Monday, March 29, 2010

Poems About Fiery Birds


Stalled by senescence,
Feared he'd met his quietus
Although the timing wasn't best
I wanted him to rage.

The feather's growing sicker,
Dipped in ink, but dripping quicker.
Meant for febrile fireworks flicker,
Only drab roars shock the page

There's a phoenix on my tongue
Wants to chant words that can't be sung
Weathering fast, but growing young
Closer to birth with every age.


Of Mere Being
By: Wallace Stevens

The palm at the end of the mind,
Beyond the last thought, rises
In the bronze distance.

A gold-feathered bird
Sings in the palm, without human meaning,
Without human feeling, a foreign song.

You know then that it is not the reason
That makes us happy or unhappy.
The bird sings.
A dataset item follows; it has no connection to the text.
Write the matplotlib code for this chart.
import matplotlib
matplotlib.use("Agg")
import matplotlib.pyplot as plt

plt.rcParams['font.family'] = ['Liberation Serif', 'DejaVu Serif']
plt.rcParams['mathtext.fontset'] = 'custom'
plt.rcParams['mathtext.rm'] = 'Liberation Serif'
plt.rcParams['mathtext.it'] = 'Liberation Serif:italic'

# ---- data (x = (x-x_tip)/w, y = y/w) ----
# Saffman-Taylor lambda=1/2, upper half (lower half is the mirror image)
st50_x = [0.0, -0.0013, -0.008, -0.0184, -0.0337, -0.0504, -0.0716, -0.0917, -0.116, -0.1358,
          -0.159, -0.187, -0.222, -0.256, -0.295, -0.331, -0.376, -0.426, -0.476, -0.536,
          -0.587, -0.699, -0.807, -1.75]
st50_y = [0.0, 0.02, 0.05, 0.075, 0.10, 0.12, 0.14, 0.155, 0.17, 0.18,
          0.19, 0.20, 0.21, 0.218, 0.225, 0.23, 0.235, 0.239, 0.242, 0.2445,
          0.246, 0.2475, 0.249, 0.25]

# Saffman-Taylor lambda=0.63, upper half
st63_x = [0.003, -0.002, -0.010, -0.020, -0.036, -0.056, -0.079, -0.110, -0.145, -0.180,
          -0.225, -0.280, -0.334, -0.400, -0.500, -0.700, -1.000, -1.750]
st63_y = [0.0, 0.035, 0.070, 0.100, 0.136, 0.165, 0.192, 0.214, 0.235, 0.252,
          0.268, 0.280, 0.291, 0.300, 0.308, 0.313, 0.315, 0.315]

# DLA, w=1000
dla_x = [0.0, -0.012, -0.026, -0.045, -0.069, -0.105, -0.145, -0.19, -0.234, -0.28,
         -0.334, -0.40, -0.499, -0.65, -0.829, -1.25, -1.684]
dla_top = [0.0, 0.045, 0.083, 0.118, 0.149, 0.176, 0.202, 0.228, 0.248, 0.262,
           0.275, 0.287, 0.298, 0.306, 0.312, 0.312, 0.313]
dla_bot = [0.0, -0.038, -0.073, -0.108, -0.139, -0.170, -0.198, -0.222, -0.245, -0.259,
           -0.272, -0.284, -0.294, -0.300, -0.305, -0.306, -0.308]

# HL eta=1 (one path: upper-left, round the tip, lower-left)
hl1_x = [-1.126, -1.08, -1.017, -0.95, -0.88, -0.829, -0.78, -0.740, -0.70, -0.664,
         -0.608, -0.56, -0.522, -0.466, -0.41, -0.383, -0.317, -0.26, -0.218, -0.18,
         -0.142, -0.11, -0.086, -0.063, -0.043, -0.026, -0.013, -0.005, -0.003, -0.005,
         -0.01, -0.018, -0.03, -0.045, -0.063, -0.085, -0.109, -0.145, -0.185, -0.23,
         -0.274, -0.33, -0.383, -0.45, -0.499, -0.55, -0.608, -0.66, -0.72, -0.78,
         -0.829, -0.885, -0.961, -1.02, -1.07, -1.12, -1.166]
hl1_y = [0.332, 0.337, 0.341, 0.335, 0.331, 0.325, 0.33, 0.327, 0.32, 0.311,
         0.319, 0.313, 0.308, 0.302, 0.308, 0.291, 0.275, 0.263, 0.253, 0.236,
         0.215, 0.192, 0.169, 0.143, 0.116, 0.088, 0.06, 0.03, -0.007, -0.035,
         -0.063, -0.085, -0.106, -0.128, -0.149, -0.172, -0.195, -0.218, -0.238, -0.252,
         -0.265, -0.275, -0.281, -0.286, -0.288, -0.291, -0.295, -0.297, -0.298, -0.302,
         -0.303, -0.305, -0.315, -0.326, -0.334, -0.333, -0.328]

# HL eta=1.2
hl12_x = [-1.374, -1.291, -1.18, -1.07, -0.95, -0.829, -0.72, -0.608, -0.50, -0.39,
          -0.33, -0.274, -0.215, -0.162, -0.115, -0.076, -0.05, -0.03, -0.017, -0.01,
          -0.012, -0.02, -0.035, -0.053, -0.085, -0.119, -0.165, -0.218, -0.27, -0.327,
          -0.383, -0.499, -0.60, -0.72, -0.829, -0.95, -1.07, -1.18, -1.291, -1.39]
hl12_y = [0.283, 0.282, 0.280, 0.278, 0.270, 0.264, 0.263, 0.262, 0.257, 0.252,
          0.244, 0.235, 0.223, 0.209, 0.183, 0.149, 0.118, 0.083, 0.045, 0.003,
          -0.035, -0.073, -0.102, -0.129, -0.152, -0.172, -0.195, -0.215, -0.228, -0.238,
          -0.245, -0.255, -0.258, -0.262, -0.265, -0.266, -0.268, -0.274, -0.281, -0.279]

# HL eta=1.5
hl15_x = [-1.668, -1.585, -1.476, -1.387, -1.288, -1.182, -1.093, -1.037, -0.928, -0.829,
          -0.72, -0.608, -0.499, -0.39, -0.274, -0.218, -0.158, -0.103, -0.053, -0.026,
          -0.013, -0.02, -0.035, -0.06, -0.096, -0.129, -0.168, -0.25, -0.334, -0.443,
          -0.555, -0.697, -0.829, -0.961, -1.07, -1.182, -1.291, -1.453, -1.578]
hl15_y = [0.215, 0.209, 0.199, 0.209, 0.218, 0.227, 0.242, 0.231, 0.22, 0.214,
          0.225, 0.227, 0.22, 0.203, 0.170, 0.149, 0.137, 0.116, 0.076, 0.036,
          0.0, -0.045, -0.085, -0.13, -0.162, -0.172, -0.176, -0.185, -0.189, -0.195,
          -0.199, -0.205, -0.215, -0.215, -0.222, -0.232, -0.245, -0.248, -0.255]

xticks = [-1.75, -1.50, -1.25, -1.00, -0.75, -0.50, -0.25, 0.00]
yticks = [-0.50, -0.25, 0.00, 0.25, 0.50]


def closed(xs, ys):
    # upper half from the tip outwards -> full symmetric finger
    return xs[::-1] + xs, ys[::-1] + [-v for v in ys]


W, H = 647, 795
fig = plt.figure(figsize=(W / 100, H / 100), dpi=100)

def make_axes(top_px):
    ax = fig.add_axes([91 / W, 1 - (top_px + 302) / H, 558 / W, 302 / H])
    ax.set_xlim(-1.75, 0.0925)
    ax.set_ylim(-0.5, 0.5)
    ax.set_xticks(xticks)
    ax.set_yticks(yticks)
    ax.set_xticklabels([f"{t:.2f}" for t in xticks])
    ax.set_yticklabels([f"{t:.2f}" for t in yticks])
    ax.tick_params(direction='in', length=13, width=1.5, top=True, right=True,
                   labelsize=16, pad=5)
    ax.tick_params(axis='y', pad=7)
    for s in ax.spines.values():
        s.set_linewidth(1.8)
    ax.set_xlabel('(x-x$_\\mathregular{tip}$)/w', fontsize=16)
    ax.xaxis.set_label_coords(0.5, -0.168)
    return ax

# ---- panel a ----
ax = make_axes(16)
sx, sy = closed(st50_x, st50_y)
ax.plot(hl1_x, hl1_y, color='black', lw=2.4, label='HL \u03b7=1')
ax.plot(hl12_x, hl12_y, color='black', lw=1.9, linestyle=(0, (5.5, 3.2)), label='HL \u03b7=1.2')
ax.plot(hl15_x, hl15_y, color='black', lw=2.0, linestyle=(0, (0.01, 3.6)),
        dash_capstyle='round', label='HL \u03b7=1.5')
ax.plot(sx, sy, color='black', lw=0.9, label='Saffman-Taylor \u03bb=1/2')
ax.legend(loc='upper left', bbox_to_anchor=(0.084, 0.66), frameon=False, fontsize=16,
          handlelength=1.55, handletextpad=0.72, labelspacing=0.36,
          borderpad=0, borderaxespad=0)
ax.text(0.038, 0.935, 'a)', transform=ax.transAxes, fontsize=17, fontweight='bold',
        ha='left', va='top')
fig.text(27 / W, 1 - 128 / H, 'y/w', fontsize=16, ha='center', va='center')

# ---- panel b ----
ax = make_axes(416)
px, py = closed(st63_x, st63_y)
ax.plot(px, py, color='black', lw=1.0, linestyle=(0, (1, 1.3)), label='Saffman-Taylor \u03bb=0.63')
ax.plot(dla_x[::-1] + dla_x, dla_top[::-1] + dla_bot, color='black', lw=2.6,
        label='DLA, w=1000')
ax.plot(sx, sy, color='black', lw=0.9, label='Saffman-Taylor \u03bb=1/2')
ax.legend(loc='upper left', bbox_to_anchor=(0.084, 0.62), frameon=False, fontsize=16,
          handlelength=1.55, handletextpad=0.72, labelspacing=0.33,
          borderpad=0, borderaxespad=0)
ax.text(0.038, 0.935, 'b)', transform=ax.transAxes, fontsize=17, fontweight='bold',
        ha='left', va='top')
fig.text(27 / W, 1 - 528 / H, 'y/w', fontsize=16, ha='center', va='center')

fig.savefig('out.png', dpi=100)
Its feathers shine.

The palm stands on the edge of space.
The wind moves slowly in the branches.
The bird’s fire-fangled feathers dangle down.

I read Wallace Stevenson's "Of Mere Being" for the first time today as part of my homework for poetry class. It reminded me of this poem I had written back in October. The subject matters are certainly different, but both poems use the motif of a fiery bird and have a twelve line structure. And in some ways, I think they have more in common than it appears. "Of Mere Being" addresses the need to abandon human meaning and feeling in order to simply be. In that same way, I think that humans need to abandon all fears, doubts, prejudices and other human-created feelings in order to successfully express themselves whether through writing or speaking or art.